April 25, 2007 • Commentary
This article appeared in the New York Post on April 25, 2007.

State Attorney General Andrew Cuomo will testify before Congress today about the abuses he’s uncovered in higher education — but he’s unlikely to get to the real scandal.

Cuomo has given us fresh proof that federal officials and administrators at non‐​profit universities — people who supposedly work for the “common good” — are trying to get as much for themselves as they possibly can.
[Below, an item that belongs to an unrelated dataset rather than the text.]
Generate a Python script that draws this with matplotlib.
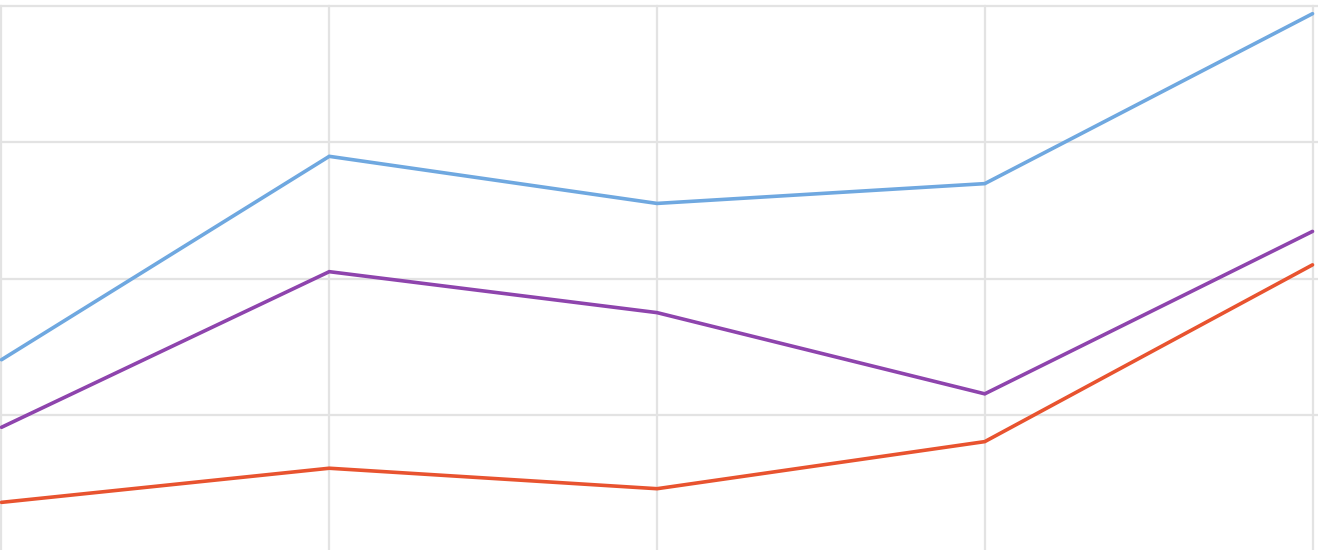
import matplotlib
matplotlib.use("Agg")
import matplotlib.pyplot as plt

categories = [0, 1, 2, 3, 4]
blue = [28.1, 57.9, 51.0, 53.9, 78.8]
purple = [18.2, 41.0, 35.0, 23.1, 46.9]
red = [7.2, 12.2, 9.2, 16.1, 42.0]
yticks = [0, 20, 40, 60, 80]

W, H = 1318, 550
fig = plt.figure(figsize=(W / 100, H / 100), dpi=100)
bottom = 1 - 551.5 / H
top = 1 - 5.5 / H
ax = fig.add_axes([0, bottom, 1, top - bottom])
px = 328.0
ax.set_xlim(-1.5 / px, 4 + 5.5 / px)
ax.set_ylim(0, 80)
ax.set_xticks(categories)
ax.set_yticks(yticks)
ax.grid(True, color="#e3e3e3", linewidth=1.6)
for gl in ax.get_xgridlines() + ax.get_ygridlines():
    gl.set_clip_on(False)
ax.tick_params(length=0, labelleft=False, labelbottom=False)
for s in ax.spines.values():
    s.set_visible(False)
ax.set_axisbelow(True)

for vals, col in [(blue, "#6fa8e0"), (purple, "#8e44ad"), (red, "#e8532f")]:
    ax.plot(categories, vals, color=col, linewidth=2.6, clip_on=False,
            solid_joinstyle="miter", solid_capstyle="round")

fig.savefig("out.png", dpi=100)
Yet the greed of U.S. higher education goes far beyond that.

Cuomo has shown not only that lenders and colleges cooperate to profit at students’ and taxpayers’ expense, but top financial‐​aid officers at major institutions (including Columbia University) personally profited via stock deals from companies on their schools’ “preferred lender” lists.

The corruption alone is shameful — but the true scandal goes to the heart of federal aid to higher education (which includes subsidized loans, among much else).

First is the fact that government aid increases the costs it’s meant to defray — that is, that a college degree actually costs more because of all the subsidies.

From 1996 to 2006, the College Board reports, the average, inflation‐​adjusted, per‐​pupil cost of tuition, fees, room and board rose 28 percent at four‐​year private schools and 38 percent at four‐​year public ones. Meanwhile, inflation‐​adjusted aid provided through federal programs rose 95 percent, from $48.3 billion to $94.4 billion.

The expense might be tolerable if most students were needy, but with graduates who took loans each shouldering an average of less than $20,000 in debt, and a college degree bringing in nearly $1 million in additional wages over a lifetime, even that’s debatable.

The fact is that most college students are better off than the average American. Just this month, UCLA’s Higher Education Research Institute reported that the families of college freshmen last year had median incomes 60 percent higher than the national average.

The well‐​to‐​do get their aid: In the 2003-04 academic year, more than 30 percent of dependent students from families earning $100,000 or more got federal loans.

Schools lobby hard for “student aid” — because it’s the colleges and universities that actually pocket the money. As long as aid keeps ballooning, students can pay ever‐​escalating tuition and fees — and Greedy U. can keep boosting salaries, building new facilities and making life cushier for faculty and staff.

According to the Center for Responsive Politics, education interests spent over $80 million lobbying federal policymakers last year.

When Cuomo testifies before the House Education Committee, congressmen are likely to push for further investigation into corruption and conflicts of interest at lenders and universities, but most likely not into the cynicism of the student‐​loan system itself.

Of course, Congress is unlikely to turn off the politically popular student‐​loan spigot any time soon. The truth, however, is that even absent government help, lenders would continue to float private loans to students with promising futures, because both lender and student would profit. But since both lenders and borrowers would have only their own money on the line, the rampant inflation in college costs would halt.